When people show us who they are, we owe it to ourselves to believe them. That’s not the same as condemning them. Not at all. But you must learn to listen to what people are really saying. To accept what you’re really hearing. When he told you that he “respects” your beliefs but isn’t interested in learning about them; when he said that he “respects” your intention to wait but doesn’t understand why you’d want to; when he said that he “really likes you” but isn’t ready to commit to something serious—you knew. You knew that this man—as you’ve told so many dear friends in the same circumstances over the years—is not looking for what you’re looking for. You knew he was not the father of your kids. So why didn’t you tell yourself? Why aren’t you your own friend?

I’ve done some soul searching, for both our sakes, and I’ve realized that I owe you an apology. I’m sorry. Sorry for the lies I’ve been telling you without realizing. I told you that a good man could never want you; that you’re too broken, too damaged; that you always need to be the strong one. I told you that you need to impress some weaker-willed person with your comparative goodness, so he’ll never see how pathetic you are. Well it’s not true. It is not true. You deserve more. You deserve what you truly desire, because what you truly desire is good. Don’t you know that you were made for it? Don’t you know that you were made to be loved?

A lot of nonsense is talked about love. How we used to laugh about it! Love, our teenage selves thought, is minty kisses. Love is vodka and cranberry juice. Love is taking all our clothes off and going skinny dipping, then discovering leeches, and laughing until our throats hurt, the crickets sing, and the sky beams orange dawn. Love is feverish and cruel, then—like a terrible period—it moves on to bother someone else. Then love—this “love”—happens again. And again. And again, and again, and again. But it isn’t real.

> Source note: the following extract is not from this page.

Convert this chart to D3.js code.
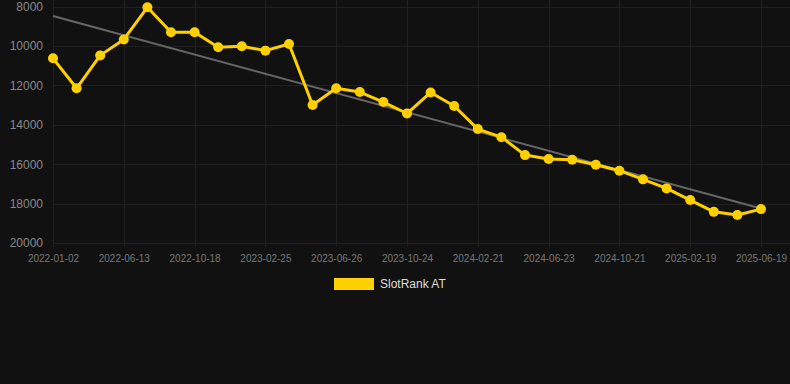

Real love is Mr. and Mrs. Peterson. Remember the funeral? When the Mass was about to begin, and he walked up the aisle with his walker. He thought no one could hear him as he reached out to touch the coffin. You heard him, though. He whispered, “Bye Margaret, tell Jesus I’m nearly ready.” You were kneeling on the other side, praying. Do you remember what you were praying about? Sure, you do. You were thinking about her final years with Alzheimer’s and the day she wet herself at the parish picnic. And how awful it was because no one knew what to do. No one except Mr. Peterson. He appeared at her side, kissed her cheek, covered her lap with a blanket, and wheeled her away without so much as a sigh. You prayed then—and again at the funeral—that one day you’d have that love.

And you know what? It might not look the way you expect. It might not be so thrilling, or so tall, or have such an impossibly chiseled jawline. But I really do believe that when you’re done crying your heart out, when you’ve finished banging your head against that wall, after you’ve read and re-read this letter—however many times it takes for you to forgive yourself—you will find it. Claim it. And cherish it forever.